GIVEN EXERCISE :: Without the images, write out the whole listing exactly.

RAW DATA ::
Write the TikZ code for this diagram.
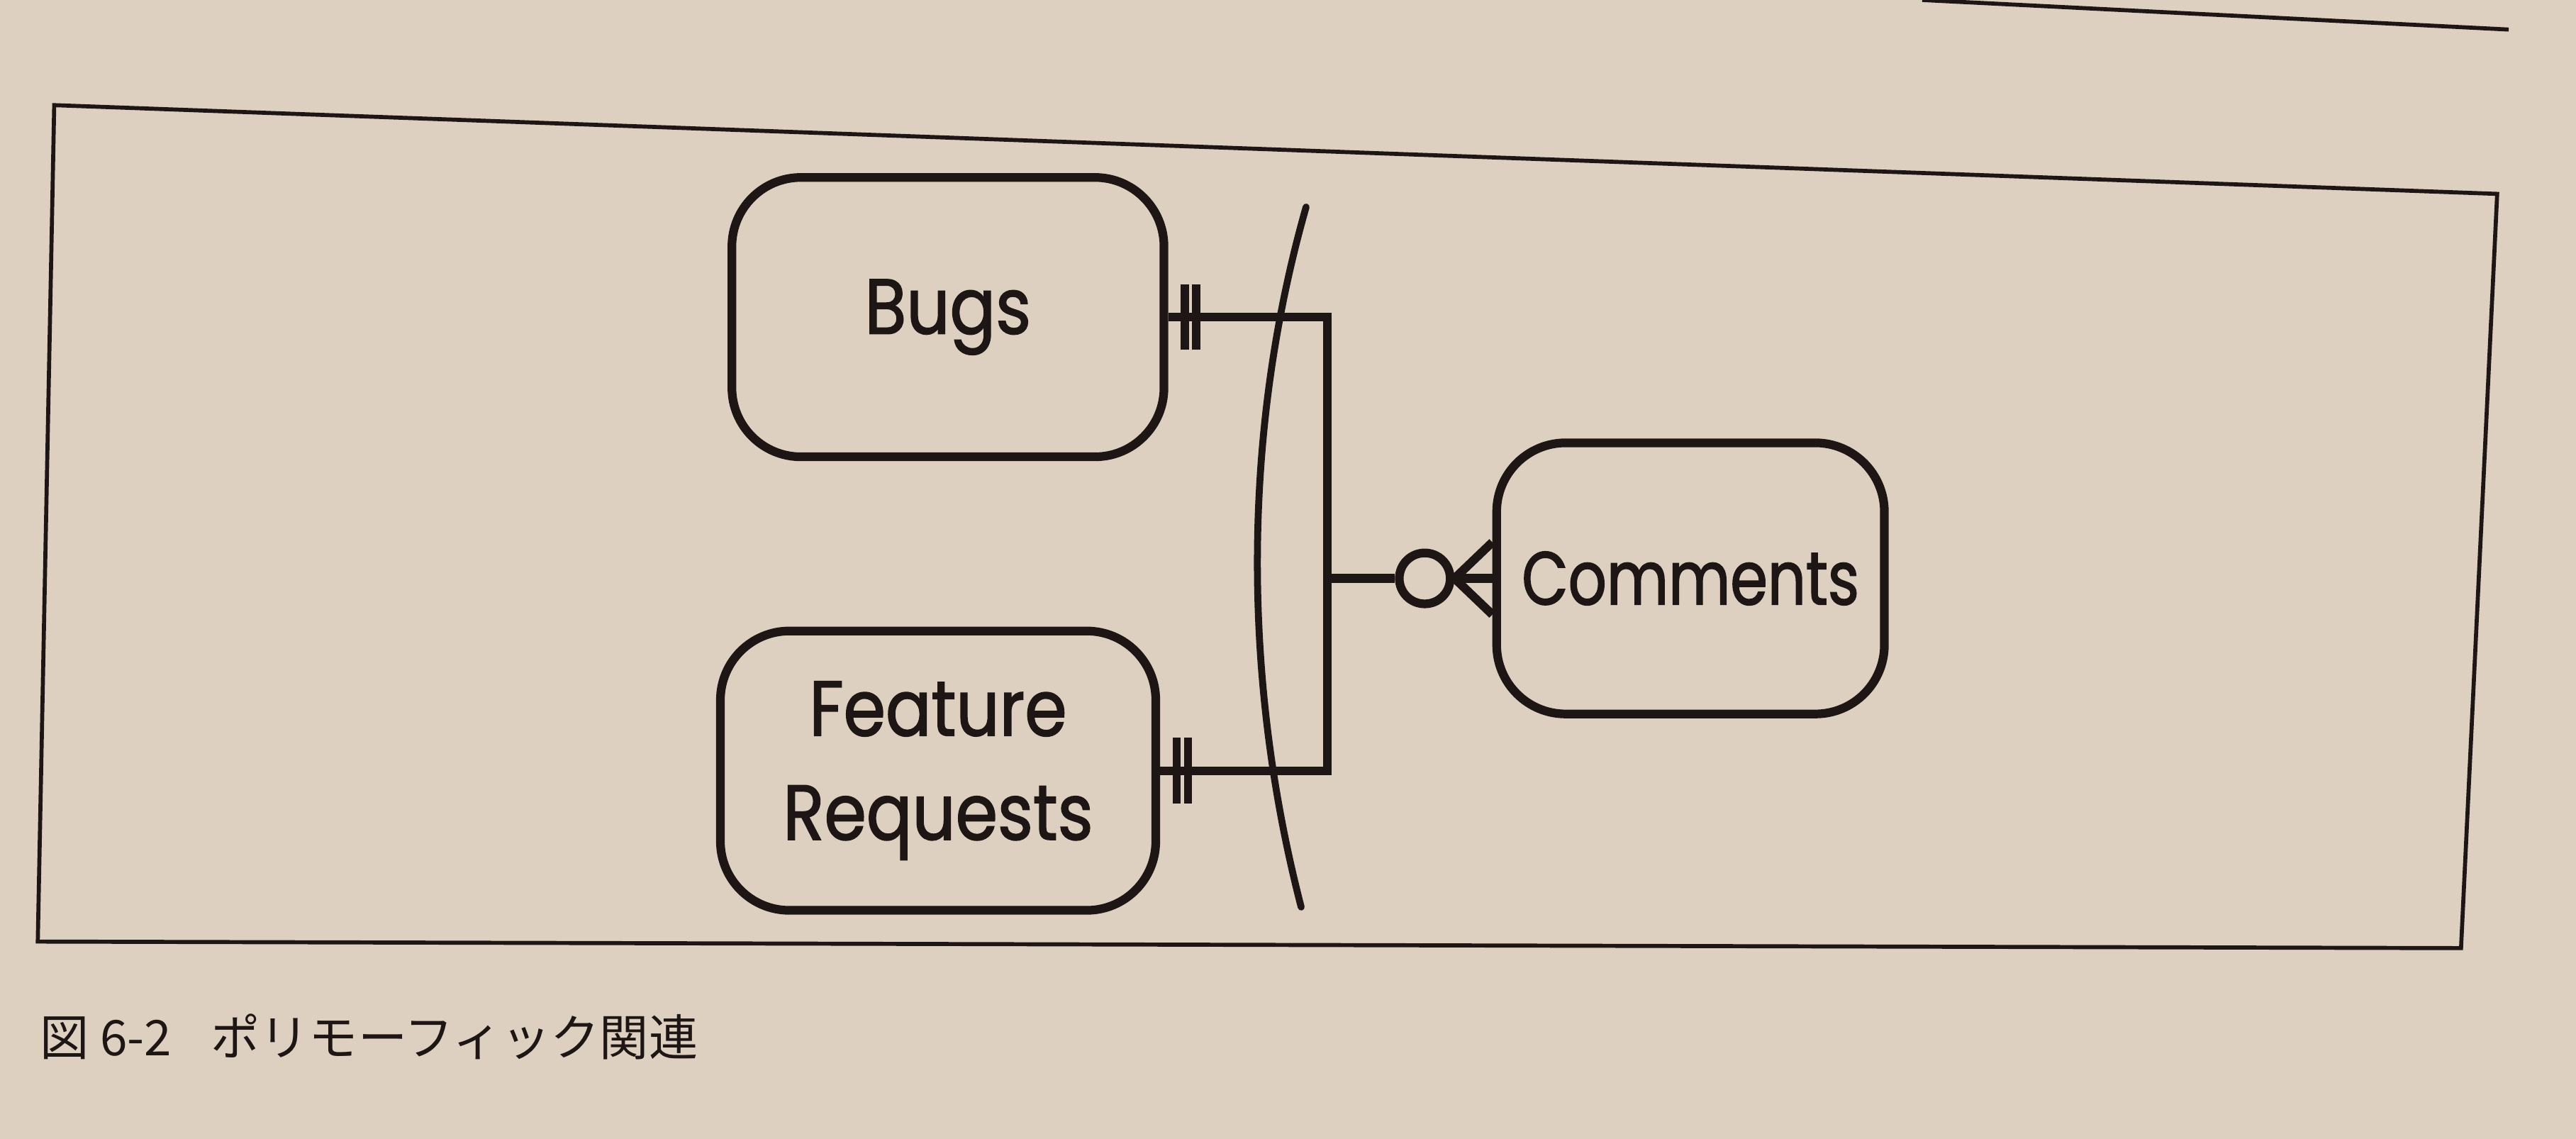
\documentclass[tikz,border=0pt]{standalone}
\usepackage{fontspec}
\setmainfont{Poppins}
\newfontfamily\labelfont{Poppins}[FakeStretch=0.87, FakeBold=1.5]
\newfontfamily\narrowfont{Poppins}[FakeStretch=0.8, FakeBold=1.5]
\newfontfamily\jpfont{Noto Sans CJK JP}
\usetikzlibrary{arrows.meta, positioning, calc, shapes.geometric}
\definecolor{paper}{RGB}{221,208,193}
\definecolor{ink}{RGB}{30,22,20}
\tikzset{
  entity/.style={draw=ink, line width=1.5pt, rounded corners=0.42cm, minimum width=#1,
    minimum height=1.7cm, inner sep=0pt, text=ink, align=center,
    font=\labelfont\fontsize{13.5}{18}\selectfont},
  link/.style={draw=ink, line width=1.5pt},
  onebar/.style={draw=ink, line width=1.4pt},
  zeroring/.style={draw=ink, circle, line width=1.5pt, minimum size=0.31cm, inner sep=0pt},
  frameline/.style={draw=ink, line width=0.7pt},
}

\begin{document}
\begin{tikzpicture}
    \useasboundingbox (0,0) rectangle (15.68,6.93);
    \fill[paper] (0,0) rectangle (15.68,6.93);
    % page rule and figure frame
    \draw[frameline] (11.7,6.93) -- (15.27,6.75);
    \draw[frameline] (0.33,6.29) -- (15.20,5.75) -- (14.98,1.16) -- (0.23,1.20) -- cycle;

    \node[entity=2.63cm] (bugs) at (5.77,5.00) {Bugs};
    \node[entity=2.65cm] (freq) at (5.71,2.24) {Feature\\Requests};
    \node[entity=2.36cm, minimum height=1.65cm, font=\narrowfont\fontsize{13}{18}\selectfont]
      (comm) at (10.29,3.41) {Comments};

    \coordinate (bustop) at (8.08,5.00);
    \coordinate (busmid) at (8.08,3.41);
    \coordinate (busbot) at (8.08,2.24);
    \node[zeroring, left=0.23cm of comm] (zero) {};

    % relationship lines
    \draw[link] (bugs.east) -- (bustop) -- (busbot) -- (freq.east);
    \draw[link] (busmid) -- (zero.west);
    \draw[link] (zero.east) -- (comm.west);
    \draw[link] (zero.east) -- ($(comm.west)+(0,0.22)$);
    \draw[link] (zero.east) -- ($(comm.west)+(0,-0.22)$);
    \foreach \n in {bugs,freq}{
      \draw[onebar] ($(\n.east)+(0.10,0.2)$) -- ++(0,-0.4);
      \draw[onebar] ($(\n.east)+(0.17,0.2)$) -- ++(0,-0.4);
    }

    % polymorphic arc
    \draw[ink, line width=1.2pt, line cap=round]
      (7.95,5.67) .. controls (7.56,4.3) and (7.56,2.8) .. (7.92,1.41);

    \node[anchor=west, text=ink, font=\jpfont\fontsize{8.5}{10}\selectfont] (caption)
      at (0.12,0.62) {図 6-2\hspace{0.8em}ポリモーフィック関連};
\end{tikzpicture}
\end{document}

SOLUTION FOR THIS PROBLEM ::
Write the TikZ code for this diagram.
\documentclass[tikz,border=0pt]{standalone}
\usepackage{fontspec}
\setmainfont{Poppins}
\newfontfamily\labelfont{Poppins}[FakeStretch=0.87, FakeBold=1.5]
\newfontfamily\narrowfont{Poppins}[FakeStretch=0.8, FakeBold=1.5]
\newfontfamily\jpfont{Noto Sans CJK JP}
\usetikzlibrary{arrows.meta, positioning, calc, shapes.geometric}
\definecolor{paper}{RGB}{221,208,193}
\definecolor{ink}{RGB}{30,22,20}
\tikzset{
  entity/.style={draw=ink, line width=1.5pt, rounded corners=0.42cm, minimum width=#1,
    minimum height=1.7cm, inner sep=0pt, text=ink, align=center,
    font=\labelfont\fontsize{13.5}{18}\selectfont},
  link/.style={draw=ink, line width=1.5pt},
  onebar/.style={draw=ink, line width=1.4pt},
  zeroring/.style={draw=ink, circle, line width=1.5pt, minimum size=0.31cm, inner sep=0pt},
  frameline/.style={draw=ink, line width=0.7pt},
}

\begin{document}
\begin{tikzpicture}
    \useasboundingbox (0,0) rectangle (15.68,6.93);
    \fill[paper] (0,0) rectangle (15.68,6.93);
    % page rule and figure frame
    \draw[frameline] (11.7,6.93) -- (15.27,6.75);
    \draw[frameline] (0.33,6.29) -- (15.20,5.75) -- (14.98,1.16) -- (0.23,1.20) -- cycle;

    \node[entity=2.63cm] (bugs) at (5.77,5.00) {Bugs};
    \node[entity=2.65cm] (freq) at (5.71,2.24) {Feature\\Requests};
    \node[entity=2.36cm, minimum height=1.65cm, font=\narrowfont\fontsize{13}{18}\selectfont]
      (comm) at (10.29,3.41) {Comments};

    \coordinate (bustop) at (8.08,5.00);
    \coordinate (busmid) at (8.08,3.41);
    \coordinate (busbot) at (8.08,2.24);
    \node[zeroring, left=0.23cm of comm] (zero) {};

    % relationship lines
    \draw[link] (bugs.east) -- (bustop) -- (busbot) -- (freq.east);
    \draw[link] (busmid) -- (zero.west);
    \draw[link] (zero.east) -- (comm.west);
    \draw[link] (zero.east) -- ($(comm.west)+(0,0.22)$);
    \draw[link] (zero.east) -- ($(comm.west)+(0,-0.22)$);
    \foreach \n in {bugs,freq}{
      \draw[onebar] ($(\n.east)+(0.10,0.2)$) -- ++(0,-0.4);
      \draw[onebar] ($(\n.east)+(0.17,0.2)$) -- ++(0,-0.4);
    }

    % polymorphic arc
    \draw[ink, line width=1.2pt, line cap=round]
      (7.95,5.67) .. controls (7.56,4.3) and (7.56,2.8) .. (7.92,1.41);

    \node[anchor=west, text=ink, font=\jpfont\fontsize{8.5}{10}\selectfont] (caption)
      at (0.12,0.62) {図 6-2\hspace{0.8em}ポリモーフィック関連};
\end{tikzpicture}
\end{document}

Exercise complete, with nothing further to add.